▸ **What the exercise asks**:
Can you copy out the data exactly? Leave the images out.

▸ **Input for this task**:
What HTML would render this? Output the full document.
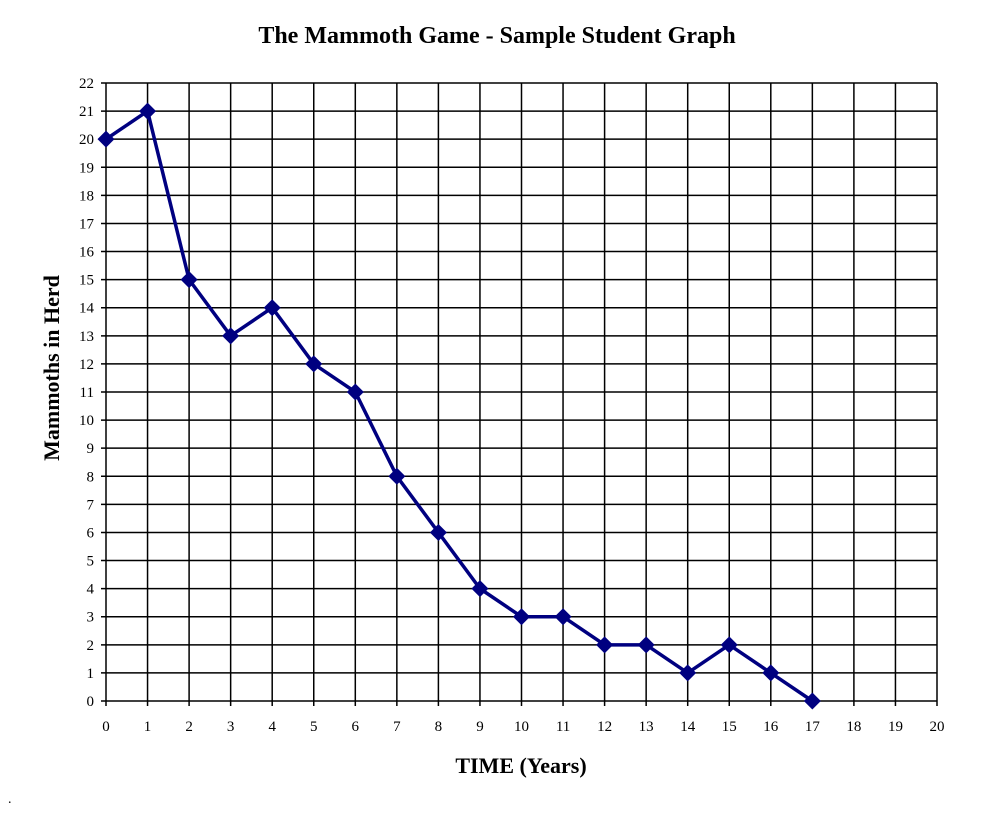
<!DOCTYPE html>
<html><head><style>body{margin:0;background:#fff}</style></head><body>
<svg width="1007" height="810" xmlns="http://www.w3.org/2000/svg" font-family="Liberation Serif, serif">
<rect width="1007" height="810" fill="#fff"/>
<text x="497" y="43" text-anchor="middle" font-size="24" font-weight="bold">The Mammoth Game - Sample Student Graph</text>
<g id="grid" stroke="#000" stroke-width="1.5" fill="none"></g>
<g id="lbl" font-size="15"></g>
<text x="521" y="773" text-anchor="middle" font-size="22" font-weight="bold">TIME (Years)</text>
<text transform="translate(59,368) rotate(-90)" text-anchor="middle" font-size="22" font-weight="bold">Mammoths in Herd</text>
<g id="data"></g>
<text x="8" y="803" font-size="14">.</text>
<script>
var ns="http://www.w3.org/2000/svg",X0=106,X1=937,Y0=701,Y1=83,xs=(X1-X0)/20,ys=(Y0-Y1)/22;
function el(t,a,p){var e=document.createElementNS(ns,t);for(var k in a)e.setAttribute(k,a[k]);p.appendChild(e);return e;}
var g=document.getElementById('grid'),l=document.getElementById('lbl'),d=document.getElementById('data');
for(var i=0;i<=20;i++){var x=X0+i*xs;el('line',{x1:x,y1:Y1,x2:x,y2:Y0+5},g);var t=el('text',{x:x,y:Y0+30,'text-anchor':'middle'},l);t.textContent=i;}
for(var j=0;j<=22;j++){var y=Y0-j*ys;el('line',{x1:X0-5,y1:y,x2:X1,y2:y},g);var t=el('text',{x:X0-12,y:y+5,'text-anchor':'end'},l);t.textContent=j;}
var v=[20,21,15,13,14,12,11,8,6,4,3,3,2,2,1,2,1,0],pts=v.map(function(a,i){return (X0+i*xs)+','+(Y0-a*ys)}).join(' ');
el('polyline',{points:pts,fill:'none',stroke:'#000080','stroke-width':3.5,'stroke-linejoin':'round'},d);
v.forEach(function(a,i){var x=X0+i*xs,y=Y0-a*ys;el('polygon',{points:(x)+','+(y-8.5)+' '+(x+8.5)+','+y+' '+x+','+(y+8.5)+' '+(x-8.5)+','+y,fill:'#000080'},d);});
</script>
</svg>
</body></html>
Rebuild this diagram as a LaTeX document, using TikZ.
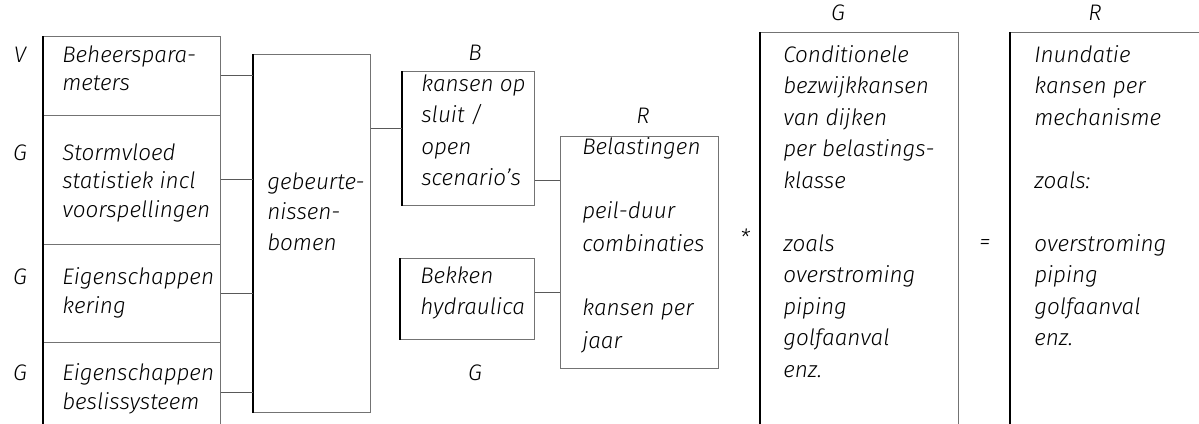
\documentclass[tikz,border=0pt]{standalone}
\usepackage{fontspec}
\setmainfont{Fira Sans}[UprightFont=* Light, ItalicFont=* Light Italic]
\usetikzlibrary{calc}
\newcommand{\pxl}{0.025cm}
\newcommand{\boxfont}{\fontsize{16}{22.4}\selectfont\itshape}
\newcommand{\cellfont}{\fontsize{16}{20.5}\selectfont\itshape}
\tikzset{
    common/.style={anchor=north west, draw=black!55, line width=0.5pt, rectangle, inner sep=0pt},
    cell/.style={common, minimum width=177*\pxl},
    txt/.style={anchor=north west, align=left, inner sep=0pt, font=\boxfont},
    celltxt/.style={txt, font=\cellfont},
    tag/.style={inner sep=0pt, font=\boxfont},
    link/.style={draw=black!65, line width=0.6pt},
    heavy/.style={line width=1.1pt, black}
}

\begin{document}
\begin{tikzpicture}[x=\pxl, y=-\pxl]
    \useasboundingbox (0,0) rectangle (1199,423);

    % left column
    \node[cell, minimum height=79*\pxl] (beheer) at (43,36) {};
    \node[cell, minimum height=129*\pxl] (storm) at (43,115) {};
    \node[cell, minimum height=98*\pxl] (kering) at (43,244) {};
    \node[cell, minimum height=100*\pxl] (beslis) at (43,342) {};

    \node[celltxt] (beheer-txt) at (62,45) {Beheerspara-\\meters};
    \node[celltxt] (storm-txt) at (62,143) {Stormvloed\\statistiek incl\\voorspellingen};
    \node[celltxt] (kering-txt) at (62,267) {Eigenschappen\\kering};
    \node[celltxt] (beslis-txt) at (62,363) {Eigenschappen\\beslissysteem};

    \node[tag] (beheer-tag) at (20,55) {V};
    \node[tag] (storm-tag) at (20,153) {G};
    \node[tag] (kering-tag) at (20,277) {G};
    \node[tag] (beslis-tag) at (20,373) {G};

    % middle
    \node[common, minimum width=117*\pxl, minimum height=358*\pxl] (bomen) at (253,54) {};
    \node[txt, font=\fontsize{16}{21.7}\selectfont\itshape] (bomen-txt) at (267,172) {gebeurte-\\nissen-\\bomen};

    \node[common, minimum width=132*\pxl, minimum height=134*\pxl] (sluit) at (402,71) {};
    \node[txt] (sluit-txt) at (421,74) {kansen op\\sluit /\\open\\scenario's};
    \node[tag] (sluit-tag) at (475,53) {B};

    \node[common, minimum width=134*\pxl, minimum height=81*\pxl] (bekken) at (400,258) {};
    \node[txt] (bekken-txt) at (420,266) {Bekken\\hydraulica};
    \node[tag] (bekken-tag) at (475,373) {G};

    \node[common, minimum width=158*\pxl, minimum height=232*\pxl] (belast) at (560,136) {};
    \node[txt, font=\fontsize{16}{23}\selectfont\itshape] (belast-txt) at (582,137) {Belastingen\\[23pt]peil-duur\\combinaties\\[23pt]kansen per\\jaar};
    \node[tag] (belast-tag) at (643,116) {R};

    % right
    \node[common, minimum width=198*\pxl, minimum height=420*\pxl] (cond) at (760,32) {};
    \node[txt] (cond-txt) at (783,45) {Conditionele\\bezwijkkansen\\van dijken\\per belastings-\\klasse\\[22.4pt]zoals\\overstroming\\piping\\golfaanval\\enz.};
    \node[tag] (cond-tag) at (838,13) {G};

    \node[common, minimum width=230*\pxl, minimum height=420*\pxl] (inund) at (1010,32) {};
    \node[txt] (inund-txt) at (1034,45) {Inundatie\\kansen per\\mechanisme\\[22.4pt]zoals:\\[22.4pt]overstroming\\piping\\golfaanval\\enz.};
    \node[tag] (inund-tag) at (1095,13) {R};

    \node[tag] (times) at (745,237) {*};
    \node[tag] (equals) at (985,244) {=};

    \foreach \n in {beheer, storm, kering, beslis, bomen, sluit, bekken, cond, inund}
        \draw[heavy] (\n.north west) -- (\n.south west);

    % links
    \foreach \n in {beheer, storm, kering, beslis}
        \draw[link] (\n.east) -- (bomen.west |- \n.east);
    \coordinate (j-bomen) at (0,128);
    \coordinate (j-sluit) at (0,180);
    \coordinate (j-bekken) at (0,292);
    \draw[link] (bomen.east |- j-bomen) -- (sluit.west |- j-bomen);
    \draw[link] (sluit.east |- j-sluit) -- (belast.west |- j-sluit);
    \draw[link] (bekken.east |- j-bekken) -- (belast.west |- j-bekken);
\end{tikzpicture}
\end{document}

▸ **Finished answer**:
What HTML would render this? Output the full document.
<!DOCTYPE html>
<html><head><style>body{margin:0;background:#fff}</style></head><body>
<svg width="1007" height="810" xmlns="http://www.w3.org/2000/svg" font-family="Liberation Serif, serif">
<rect width="1007" height="810" fill="#fff"/>
<text x="497" y="43" text-anchor="middle" font-size="24" font-weight="bold">The Mammoth Game - Sample Student Graph</text>
<g id="grid" stroke="#000" stroke-width="1.5" fill="none"></g>
<g id="lbl" font-size="15"></g>
<text x="521" y="773" text-anchor="middle" font-size="22" font-weight="bold">TIME (Years)</text>
<text transform="translate(59,368) rotate(-90)" text-anchor="middle" font-size="22" font-weight="bold">Mammoths in Herd</text>
<g id="data"></g>
<text x="8" y="803" font-size="14">.</text>
<script>
var ns="http://www.w3.org/2000/svg",X0=106,X1=937,Y0=701,Y1=83,xs=(X1-X0)/20,ys=(Y0-Y1)/22;
function el(t,a,p){var e=document.createElementNS(ns,t);for(var k in a)e.setAttribute(k,a[k]);p.appendChild(e);return e;}
var g=document.getElementById('grid'),l=document.getElementById('lbl'),d=document.getElementById('data');
for(var i=0;i<=20;i++){var x=X0+i*xs;el('line',{x1:x,y1:Y1,x2:x,y2:Y0+5},g);var t=el('text',{x:x,y:Y0+30,'text-anchor':'middle'},l);t.textContent=i;}
for(var j=0;j<=22;j++){var y=Y0-j*ys;el('line',{x1:X0-5,y1:y,x2:X1,y2:y},g);var t=el('text',{x:X0-12,y:y+5,'text-anchor':'end'},l);t.textContent=j;}
var v=[20,21,15,13,14,12,11,8,6,4,3,3,2,2,1,2,1,0],pts=v.map(function(a,i){return (X0+i*xs)+','+(Y0-a*ys)}).join(' ');
el('polyline',{points:pts,fill:'none',stroke:'#000080','stroke-width':3.5,'stroke-linejoin':'round'},d);
v.forEach(function(a,i){var x=X0+i*xs,y=Y0-a*ys;el('polygon',{points:(x)+','+(y-8.5)+' '+(x+8.5)+','+y+' '+x+','+(y+8.5)+' '+(x-8.5)+','+y,fill:'#000080'},d);});
</script>
</svg>
</body></html>
Rebuild this diagram as a LaTeX document, using TikZ.
\documentclass[tikz,border=0pt]{standalone}
\usepackage{fontspec}
\setmainfont{Fira Sans}[UprightFont=* Light, ItalicFont=* Light Italic]
\usetikzlibrary{calc}
\newcommand{\pxl}{0.025cm}
\newcommand{\boxfont}{\fontsize{16}{22.4}\selectfont\itshape}
\newcommand{\cellfont}{\fontsize{16}{20.5}\selectfont\itshape}
\tikzset{
    common/.style={anchor=north west, draw=black!55, line width=0.5pt, rectangle, inner sep=0pt},
    cell/.style={common, minimum width=177*\pxl},
    txt/.style={anchor=north west, align=left, inner sep=0pt, font=\boxfont},
    celltxt/.style={txt, font=\cellfont},
    tag/.style={inner sep=0pt, font=\boxfont},
    link/.style={draw=black!65, line width=0.6pt},
    heavy/.style={line width=1.1pt, black}
}

\begin{document}
\begin{tikzpicture}[x=\pxl, y=-\pxl]
    \useasboundingbox (0,0) rectangle (1199,423);

    % left column
    \node[cell, minimum height=79*\pxl] (beheer) at (43,36) {};
    \node[cell, minimum height=129*\pxl] (storm) at (43,115) {};
    \node[cell, minimum height=98*\pxl] (kering) at (43,244) {};
    \node[cell, minimum height=100*\pxl] (beslis) at (43,342) {};

    \node[celltxt] (beheer-txt) at (62,45) {Beheerspara-\\meters};
    \node[celltxt] (storm-txt) at (62,143) {Stormvloed\\statistiek incl\\voorspellingen};
    \node[celltxt] (kering-txt) at (62,267) {Eigenschappen\\kering};
    \node[celltxt] (beslis-txt) at (62,363) {Eigenschappen\\beslissysteem};

    \node[tag] (beheer-tag) at (20,55) {V};
    \node[tag] (storm-tag) at (20,153) {G};
    \node[tag] (kering-tag) at (20,277) {G};
    \node[tag] (beslis-tag) at (20,373) {G};

    % middle
    \node[common, minimum width=117*\pxl, minimum height=358*\pxl] (bomen) at (253,54) {};
    \node[txt, font=\fontsize{16}{21.7}\selectfont\itshape] (bomen-txt) at (267,172) {gebeurte-\\nissen-\\bomen};

    \node[common, minimum width=132*\pxl, minimum height=134*\pxl] (sluit) at (402,71) {};
    \node[txt] (sluit-txt) at (421,74) {kansen op\\sluit /\\open\\scenario's};
    \node[tag] (sluit-tag) at (475,53) {B};

    \node[common, minimum width=134*\pxl, minimum height=81*\pxl] (bekken) at (400,258) {};
    \node[txt] (bekken-txt) at (420,266) {Bekken\\hydraulica};
    \node[tag] (bekken-tag) at (475,373) {G};

    \node[common, minimum width=158*\pxl, minimum height=232*\pxl] (belast) at (560,136) {};
    \node[txt, font=\fontsize{16}{23}\selectfont\itshape] (belast-txt) at (582,137) {Belastingen\\[23pt]peil-duur\\combinaties\\[23pt]kansen per\\jaar};
    \node[tag] (belast-tag) at (643,116) {R};

    % right
    \node[common, minimum width=198*\pxl, minimum height=420*\pxl] (cond) at (760,32) {};
    \node[txt] (cond-txt) at (783,45) {Conditionele\\bezwijkkansen\\van dijken\\per belastings-\\klasse\\[22.4pt]zoals\\overstroming\\piping\\golfaanval\\enz.};
    \node[tag] (cond-tag) at (838,13) {G};

    \node[common, minimum width=230*\pxl, minimum height=420*\pxl] (inund) at (1010,32) {};
    \node[txt] (inund-txt) at (1034,45) {Inundatie\\kansen per\\mechanisme\\[22.4pt]zoals:\\[22.4pt]overstroming\\piping\\golfaanval\\enz.};
    \node[tag] (inund-tag) at (1095,13) {R};

    \node[tag] (times) at (745,237) {*};
    \node[tag] (equals) at (985,244) {=};

    \foreach \n in {beheer, storm, kering, beslis, bomen, sluit, bekken, cond, inund}
        \draw[heavy] (\n.north west) -- (\n.south west);

    % links
    \foreach \n in {beheer, storm, kering, beslis}
        \draw[link] (\n.east) -- (bomen.west |- \n.east);
    \coordinate (j-bomen) at (0,128);
    \coordinate (j-sluit) at (0,180);
    \coordinate (j-bekken) at (0,292);
    \draw[link] (bomen.east |- j-bomen) -- (sluit.west |- j-bomen);
    \draw[link] (sluit.east |- j-sluit) -- (belast.west |- j-sluit);
    \draw[link] (bekken.east |- j-bekken) -- (belast.west |- j-bekken);
\end{tikzpicture}
\end{document}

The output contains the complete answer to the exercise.